ELAM: They won’t forget

French, German and Mexican officials have made similar comments. It seems that trading partners are a lot like marriage or other long term significant others. If the relationship is to last, early on the partners come to respect Ben Franklin’s advice about the spoonful of honey being superior to the gallon of vinegar. Words spoken in anger or outright criticism degrade the relationship, sometimes permanently.

And this is precisely what is wrong with the Trump approach with our (at least they were in 2017) allies, Mexico, Canada and the EU. As of yesterday the vitriol has ramped up against China. Well, China has no regard for U.S. Intellectual Property laws, openly selling movies and music in public with no royalty payments. This is not the case for our allies.

The Trump Art of the Deal seems to be making an outlandish statement to the horror of the other party, backing off, then roaring back again with another threat, and then, well, I am not sure where the administration is going. The point being, that however this ends, our North America and EU trading partners are not likely to forget the affront. Being treated like an outright trade pirate like China is not appreciated.

Another of our criticisms of Trump’s ‘trade wars are easy to win’ theme is that of unintended consequences. On the one hand Trumps says he wants to decrease our trade imbalance. The U.S. shipped a whopping $19.9 billion in petroleum exports in April alone that is surely improving our export balance. And crude exports have more than doubled since January 2017.

Canadian Defense Minister Harjit Sajjan

To consider Canada a national security risk as a result of steel is beyond ridiculous.

Now the Trump shoots his own foot gambit.
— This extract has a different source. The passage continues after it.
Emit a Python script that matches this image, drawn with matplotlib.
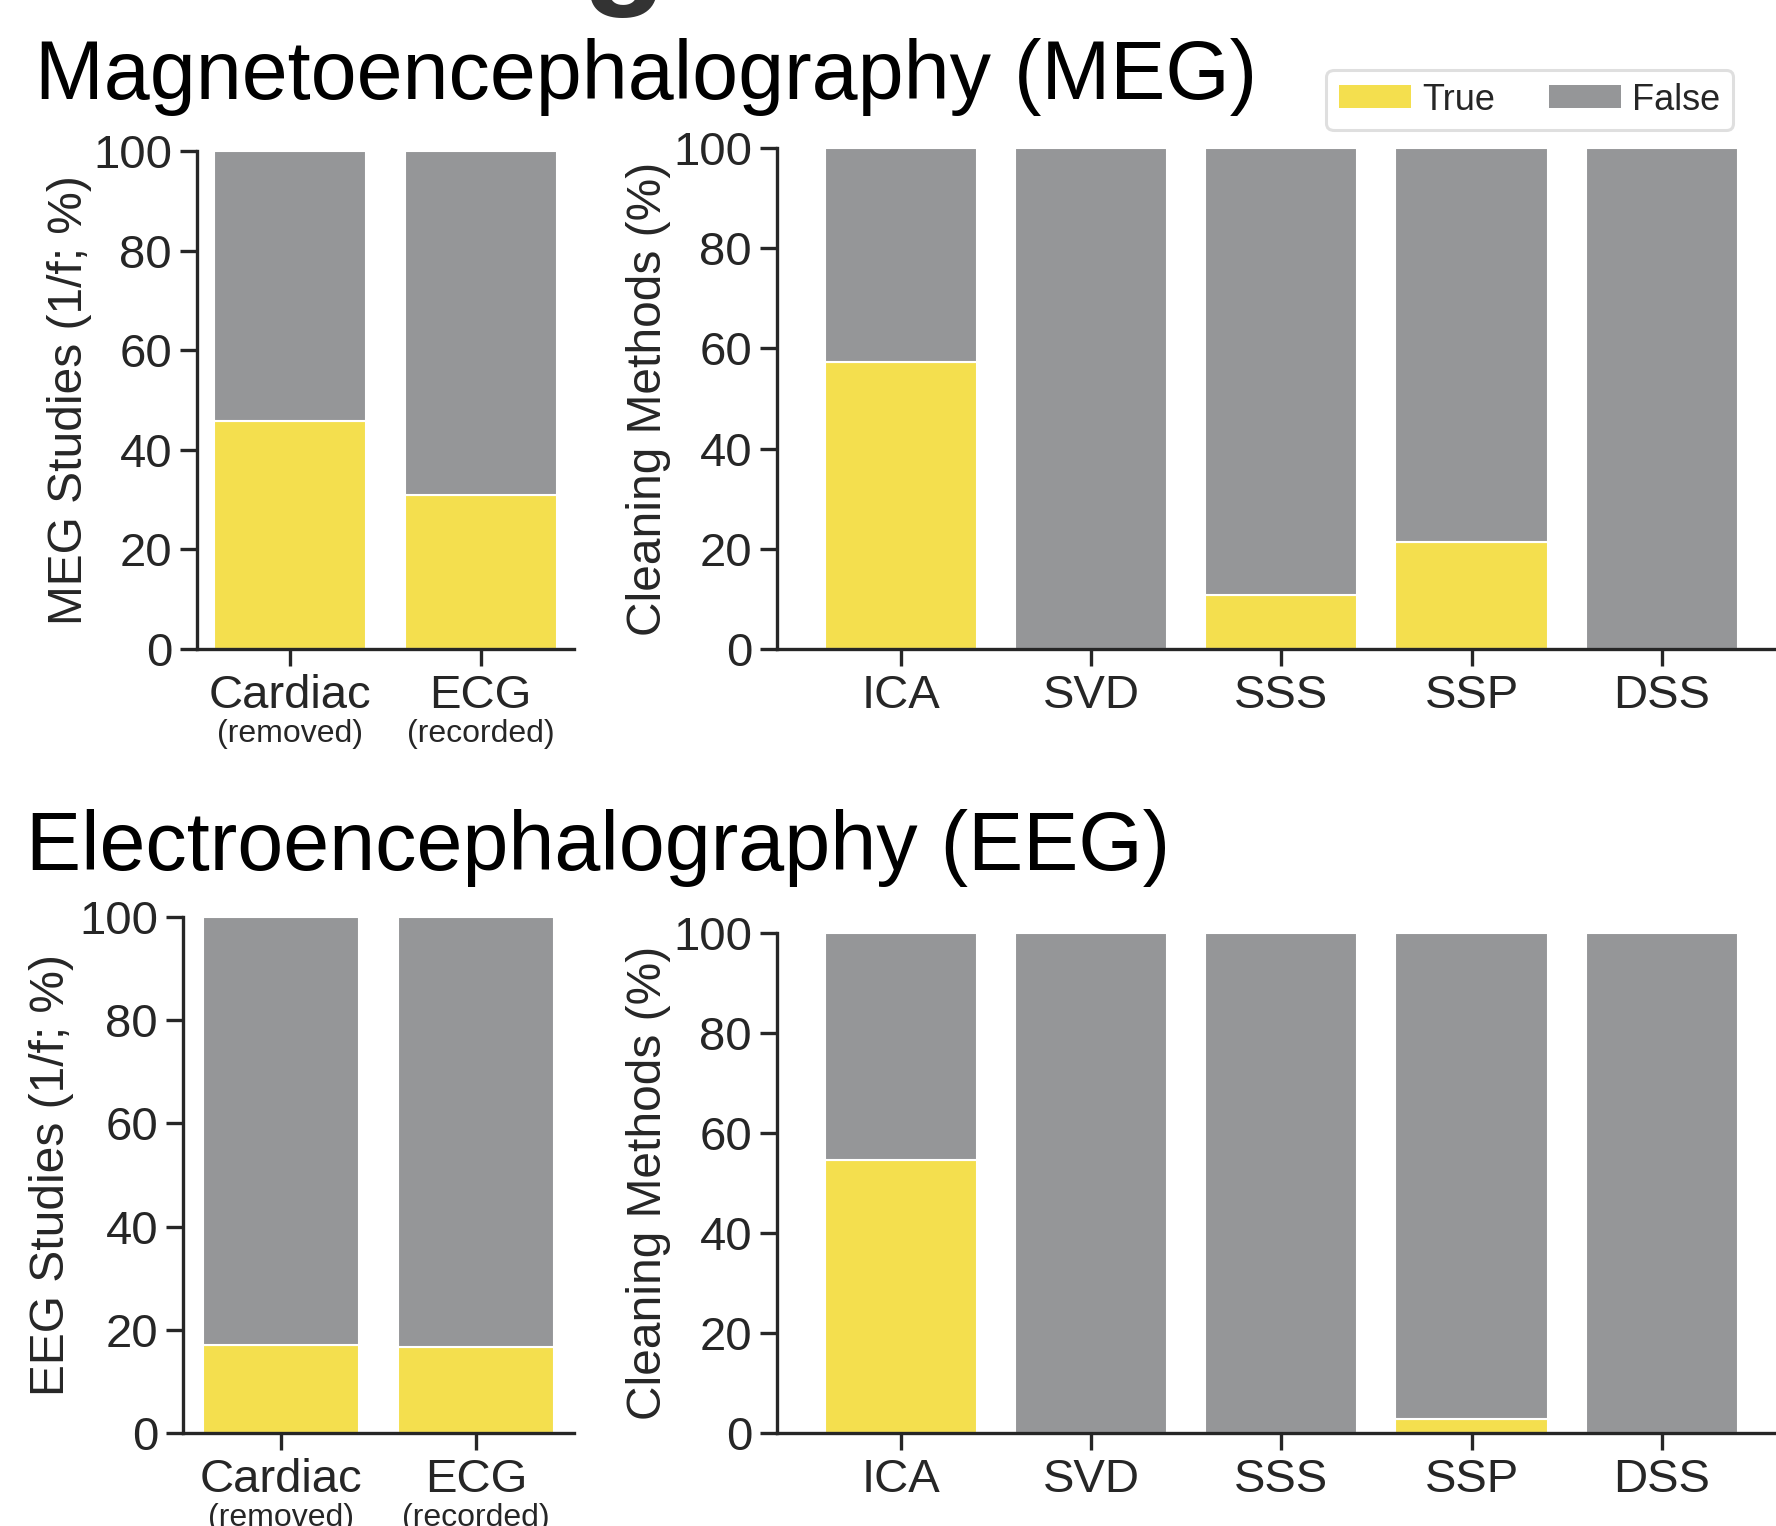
import numpy as np
import matplotlib
matplotlib.use("Agg")
import matplotlib.pyplot as plt
from matplotlib.patches import Patch

plt.rcParams['font.family'] = ['Liberation Sans', 'DejaVu Sans']

# data (percent of studies / methods flagged True)
artifact_labels = ['Cardiac', 'ECG']
artifact_subs = ['(removed)', '(recorded)']
method_labels = ['ICA', 'SVD', 'SSS', 'SSP', 'DSS']

meg_artifact_true = [45.7, 31.0]
meg_method_true = [57.2, 0.0, 10.8, 21.4, 0.0]
eeg_artifact_true = [17.1, 16.7]
eeg_method_true = [54.6, 0.0, 0.0, 2.8, 0.0]

YELLOW = '#F4DF4E'
GRAY = '#959698'
DARK = '#262626'

W, H = 1776, 1526
fig = plt.figure(figsize=(W / 100, H / 100), dpi=100)


def px_axes(x0, y0, x1, y1):
    return fig.add_axes([x0 / W, 1 - y1 / H, (x1 - x0) / W, (y1 - y0) / H])


def draw(ax, labels, true_vals, xlim, ylabel, label_x, subs=None):
    x = np.arange(len(labels))
    tv = np.array(true_vals)
    ax.bar(x, tv, width=0.8, color=YELLOW, edgecolor='white', linewidth=1.5, zorder=2)
    ax.bar(x, 100 - tv, bottom=tv, width=0.8, color=GRAY, edgecolor='white', linewidth=1.5, zorder=2)
    ax.set_xlim(*xlim)
    ax.set_ylim(0, 100)
    ax.set_yticks([0, 20, 40, 60, 80, 100])
    ax.set_xticks(x)
    ax.set_xticklabels(labels)
    for s in ['top', 'right']:
        ax.spines[s].set_visible(False)
    for s in ['left', 'bottom']:
        ax.spines[s].set_linewidth(2.4)
        ax.spines[s].set_color(DARK)
        ax.spines[s].set_zorder(5)
    ax.tick_params(axis='both', length=12, width=2.4, color=DARK,
                   labelsize=34, labelcolor=DARK, pad=6)
    ax.set_ylabel(ylabel, fontsize=34.5, color=DARK)
    ax.yaxis.set_label_coords(label_x, 0.5)
    if subs:
        for i, s in enumerate(subs):
            ax.annotate(s, xy=(i, 0), xycoords=('data', 'axes fraction'),
                        xytext=(0, -61), textcoords='offset points',
                        ha='center', va='center', fontsize=23, color=DARK)


ax1 = px_axes(197, 151, 574, 649)
draw(ax1, artifact_labels, meg_artifact_true, (-0.49, 1.49),
     'MEG Studies (1/f; %)', -0.278, artifact_subs)

ax2 = px_axes(777, 148, 1776, 649)
draw(ax2, method_labels, meg_method_true, (-0.65, 4.6),
     'Cleaning Methods (%)', -0.106)

ax3 = px_axes(183, 917, 574, 1433)
draw(ax3, artifact_labels, eeg_artifact_true, (-0.5, 1.5),
     'EEG Studies (1/f; %)', -0.278, artifact_subs)

ax4 = px_axes(777, 933, 1776, 1433)
draw(ax4, method_labels, eeg_method_true, (-0.65, 4.6),
     'Cleaning Methods (%)', -0.106)

# section titles
fig.text(35 / W, 1 - 99 / H, 'Magnetoencephalography (MEG)', fontsize=59.5,
         color='black', ha='left', va='baseline')
fig.text(26 / W, 1 - 870 / H, 'Electroencephalography (EEG)', fontsize=59.5,
         color='black', ha='left', va='baseline')

# descender of a cropped heading above the figure
fig.text(624 / W, 1 + 12 / H, 'g', fontsize=100, fontweight='bold',
         color='#333333', ha='center', va='baseline')

handles = [Patch(facecolor=YELLOW, edgecolor='none', label='True'),
           Patch(facecolor=GRAY, edgecolor='none', label='False')]
leg = fig.legend(handles=handles, loc='upper right', ncol=2,
                 bbox_to_anchor=(1733 / W, 1 - 70 / H), borderaxespad=0,
                 fontsize=26, handlelength=2.0, handleheight=0.6,
                 handletextpad=0.3, columnspacing=1.5, borderpad=0.35,
                 frameon=True, fancybox=True, labelcolor=DARK)
leg.get_frame().set_edgecolor('#d8d8d8')
leg.get_frame().set_linewidth(2.2)

fig.savefig('out.png', dpi=100)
The price of steel is about 20% of the cost of drilling, producing, transporting, refining petroleum. So a steel tariff instantly raises the cost of petroleum products. Add it probably does that faster than retail prices can be raised to compensate. So whatever price advantage the U.S. might have via productive fracking, is being offset by increased steel prices. And the number of steel producers conceivably helped by this is much smaller than the number of manufacturers and energy producers inconvenienced by high prices.

The strength of the U.S. Dollar may have run its course since February. This caused energy shares to lead the 300+ rally this past Wednesday. Arthur Laffer and Stephen Moore have a new book coming on Trumponomics, it’s Trumps’ Economy Now. Let’s hope the next book won’t be Trump’s Failed Tariffs.